- Bacon Family Homestead
- U.S. National Register of Historic Places
- Location: West of the intersection of Durham St. and the old Albany-Bainbridge Stage Rd., vicinity of Baconton, Georgia
- Coordinates: 31°22′43″N 84°10′24″W﻿ / ﻿31.37856°N 84.17335°W
- Area: 443.8 acres (179.6 ha)
- Built: 1913
- Built by: Multiple
- Architectural style: Rustic
- NRHP reference No.: 83003591
- Added to NRHP: November 25, 1983

= Bacon Family Homestead =

Historic house in Georgia, United States

The Bacon Family Homestead is a 443.8 acre property in Mitchell County, Georgia which was listed on the National Register of Historic Places in 1983.

It is associated with Robert J. Bacon, Jr. (1880-1946), who helped establish Baconton's first "crackery", a pecan shelling plant, in 1919.

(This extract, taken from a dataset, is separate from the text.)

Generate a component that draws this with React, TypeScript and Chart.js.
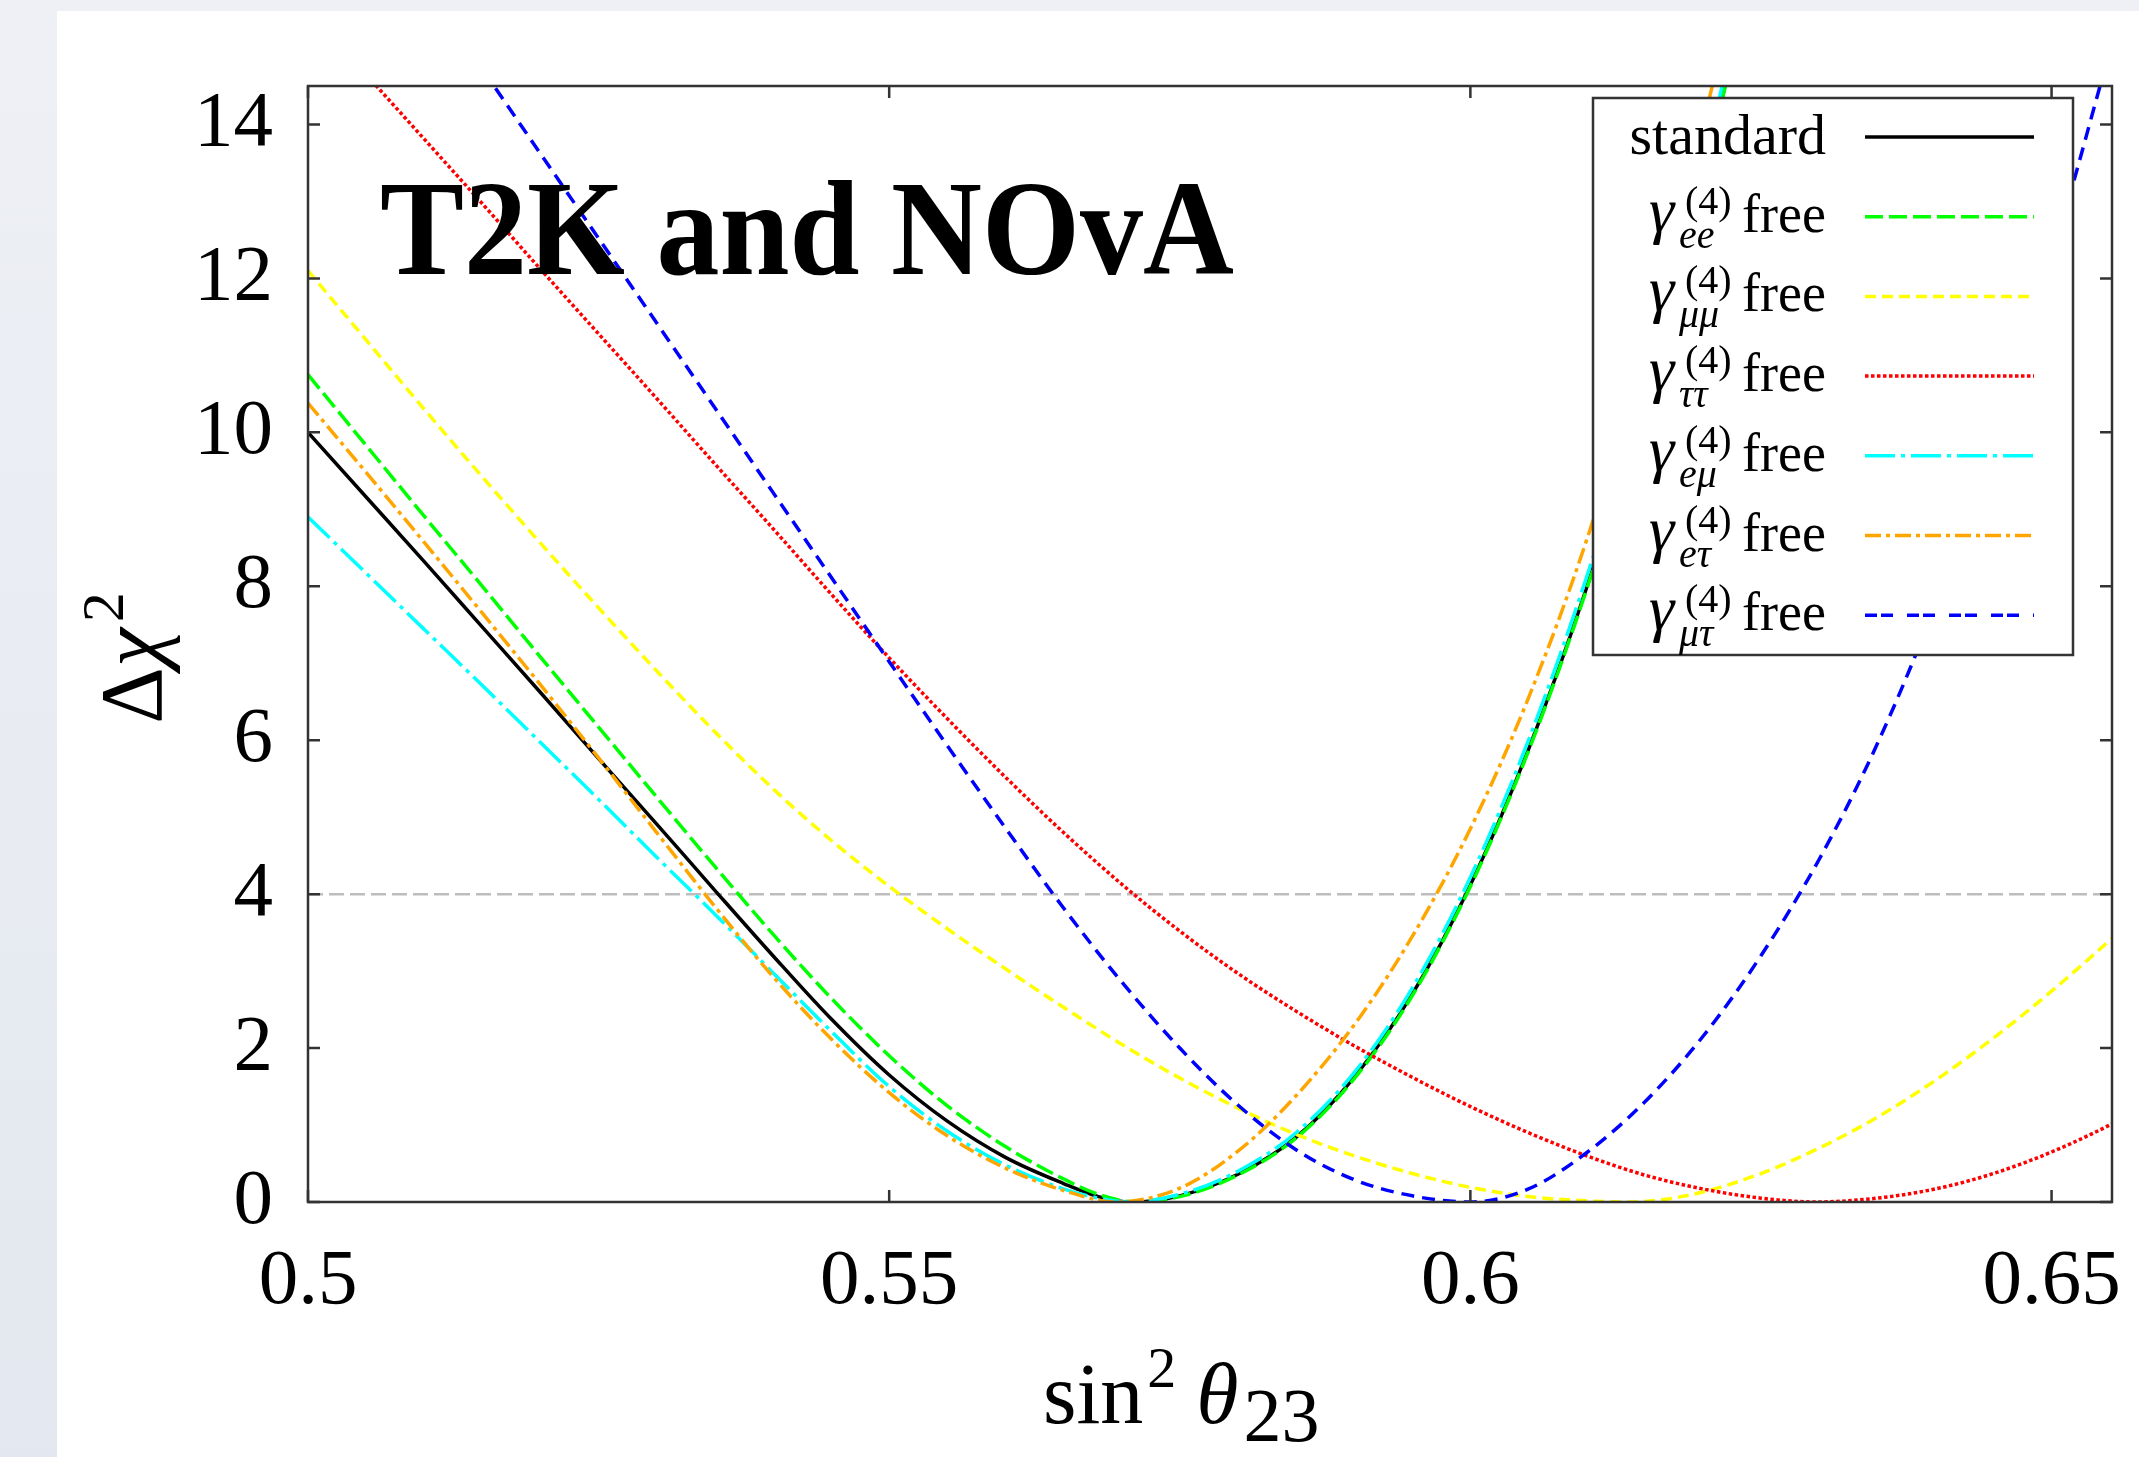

The homestead includes an early twentieth century rustic style house, a historic outbuilding, locations of several former outbuildings, historic landscape features, and a pecan grove on a narrow property that extends to the Flint River. The house is a one-story with unpainted board and batten siding. Carpentry detailing includes eaves that are boxed and returned.